When you spend over four decades somewhere, it becomes more than a church—it becomes part of your identity and story. So many people at POA have invested in my life: pastors, friends, leaders, staff members, church members—people who believed in me when I was immature and inexperienced and just trying to figure leadership out.


Looking back over the last 21 years of working full time at POA fills my heart with deep gratitude. POA gave me opportunities that shaped my life forever.


I want to make one thing very clear: I'm not leaving a place that I dislike; I'm leaving a place that I deeply love. This transition is not rooted in frustration, conflict, or offense—in fact, it's quite the opposite.


The transition is really about my calling. Over the past several years, something has continued growing inside me—a burden for leadership health; a burden for pastors and leaders carrying heavy loads while trying to stay spiritually healthy, emotionally healthy, relationally healthy—and still remain effective.


That burden eventually turned into Christian Leader Made Simple—the company I began building—which includes the Christian Leader Blueprint, the Christian Leader Community coaching program online, this podcast, coaching relationship groups, and many conversations with leaders around the world.


Through all of that, I sensed God expanding the assignment He had given me—but the way He did it totally caught me off guard.


Recently, I accepted a new role with the United Pentecostal Church International at their headquarters in St. Louis within the PRG Division (Pentecostal Resources Group) as Vice President of Strategic Leadership and Operations.


Even saying that out loud feels a little surreal. I don’t hang my hat on titles—I don’t even like titles—but I know they are important to an organization.


Our family will be transitioning to the St. Louis area as we step into a completely new season of life.


If I can be vulnerable for just a moment: I have excitement and grief—and yes, they can coexist. I'm excited, hopeful, thankful—but also grieving.


Healthy leaders can grieve what was while still embracing what’s next.


Sometimes people assume that if God is leading you into a new season, you’ll feel zero sadness about leaving the old one behind—but that’s not reality.


Any meaningful season leaves fingerprints on your heart—and POA has definitely done this for me.


There are relationships at POA that mean the world to me; routines and rhythms that feel deeply familiar; comfort here; history here; safety here.


Calling sometimes requires letting go of comfort before full clarity arrives—and that's where faith comes in.


I don’t really have a polished vision of what’s ahead yet. Honestly, there’s probably more uncertainty ahead than I'm used to or comfortable with—and I'm okay with that because I have significant peace in my heart.


Throughout my life I've learned God often shows us just the next step before revealing the full roadmap; right now we’re walking forward one step at a time.


What I do know is this: I believe deeply in helping leaders become healthier and more effective. Pastors need support teams; leadership health matters; emotional intelligence matters; self-awareness matters; healthy rhythms matter—and above all else, the Kingdom of God deserves healthy leaders who can lead for the long haul.

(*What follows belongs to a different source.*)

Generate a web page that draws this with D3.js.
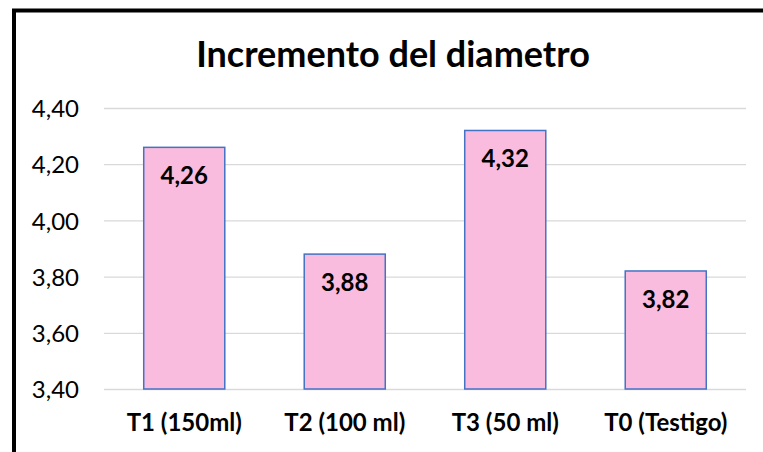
<!DOCTYPE html>
<html>
<head>
<meta charset="utf-8">
<script src="https://cdn.jsdelivr.net/npm/d3@7"></script>
<style>
  html, body { margin: 0; padding: 0; background: #fff; }
  svg { display: block; font-family: Lato, 'Open Sans', sans-serif; }
</style>
</head>
<body>
<div id="chart"></div>
<script>
const categories = ['T1 (150ml)', 'T2 (100 ml)', 'T3 (50 ml)', 'T0 (Testigo)'];
const values = [4.26, 3.88, 4.32, 3.82];
const yTicks = [3.4, 3.6, 3.8, 4.0, 4.2, 4.4];
const title = 'Incremento del diametro';

const width = 763;
const height = 452;
const margins = { top: 108, right: 17, bottom: 63, left: 104 };
const graphWidth = width - margins.left - margins.right;
const graphHeight = height - margins.top - margins.bottom;

const esLocale = d3.formatLocale({ decimal: ',', thousands: '.', grouping: [3], currency: ['', '€'] });
const fmt = esLocale.format('.2f');

const svg = d3
  .select('#chart')
  .append('svg')
  .attr('width', width)
  .attr('height', height);

// chart frame (only top and left edges show in the picture)
svg.append('rect')
  .attr('x', 14)
  .attr('y', 10.5)
  .attr('width', width + 20)
  .attr('height', height + 20)
  .attr('fill', 'none')
  .attr('stroke', '#000')
  .attr('stroke-width', 4);

svg.append('text')
  .attr('x', 393)
  .attr('y', 67)
  .attr('text-anchor', 'middle')
  .attr('font-size', 36)
  .attr('font-weight', 'bold')
  .attr('fill', '#000')
  .text(title);

const graph = svg
  .append('g')
  .attr('transform', `translate(${margins.left}, ${margins.top})`);

const x = d3.scaleBand().domain(categories).range([0, graphWidth]).paddingInner(0.495).paddingOuter(0.2475);
const y = d3.scaleLinear().domain([3.4, 4.4]).range([graphHeight, 0]);

const yAxis = d3.axisLeft(y)
  .tickValues(yTicks)
  .tickSize(-graphWidth)
  .tickPadding(25)
  .tickFormat(fmt);

const yAxisGroup = graph.append('g').call(yAxis);
yAxisGroup.select('.domain').remove();
yAxisGroup.selectAll('line').attr('stroke', '#d9d9d9').attr('stroke-width', 1.3);
yAxisGroup.selectAll('text')
  .attr('font-size', 24)
  .attr('fill', '#000')
  .attr('font-family', 'Lato, sans-serif')
  .attr('dy', '0.36em');

const xAxis = d3.axisBottom(x).tickSize(0).tickPadding(25);
const xAxisGroup = graph.append('g')
  .attr('transform', `translate(0, ${graphHeight})`)
  .call(xAxis);
xAxisGroup.select('.domain').remove();
xAxisGroup.selectAll('text')
  .attr('font-size', 24)
  .attr('font-weight', 'bold')
  .attr('fill', '#000')
  .attr('font-family', 'Lato, sans-serif');

graph.selectAll('rect.bar')
  .data(values)
  .enter()
  .append('rect')
  .attr('class', 'bar')
  .attr('x', (d, i) => x(categories[i]))
  .attr('y', (d) => y(d))
  .attr('width', x.bandwidth())
  .attr('height', (d) => graphHeight - y(d))
  .attr('fill', '#f9bbde')
  .attr('stroke', '#4472c4')
  .attr('stroke-width', 1.5);

graph.selectAll('text.val')
  .data(values)
  .enter()
  .append('text')
  .attr('class', 'val')
  .attr('x', (d, i) => x(categories[i]) + x.bandwidth() / 2)
  .attr('y', (d) => y(d) + 37)
  .attr('text-anchor', 'middle')
  .attr('font-size', 24)
  .attr('font-weight', 'bold')
  .attr('fill', '#000')
  .text((d) => fmt(d));
</script>
</body>
</html>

I'm incredibly excited about continuing this mission on a much broader scale—and this podcast is not ending.


Christian Leader Made Simple is not ending—the burden remains on my heart. If anything, this next season will be an expansion of what God has been doing in me.


To everyone who has supported me over these last seven years of building Christian Leader Made Simple—from pastors to friends to family to listeners—thank you.


To those who have listened to this podcast, joined my community, attended group sessions, trusted coaching conversations with me, encouraged me during hard seasons or simply prayed for me and my family—thank you.


I carry tremendous gratitude for you and am so excited about what lies ahead.


I don’t fully know every detail of this next chapter yet but one thing is certain: God has been faithful every previous season when I've put Him first—and He will be faithful in this one too.


Thank you for listening today on this unusual episode of The Christian Leader Made Simple Show. God bless!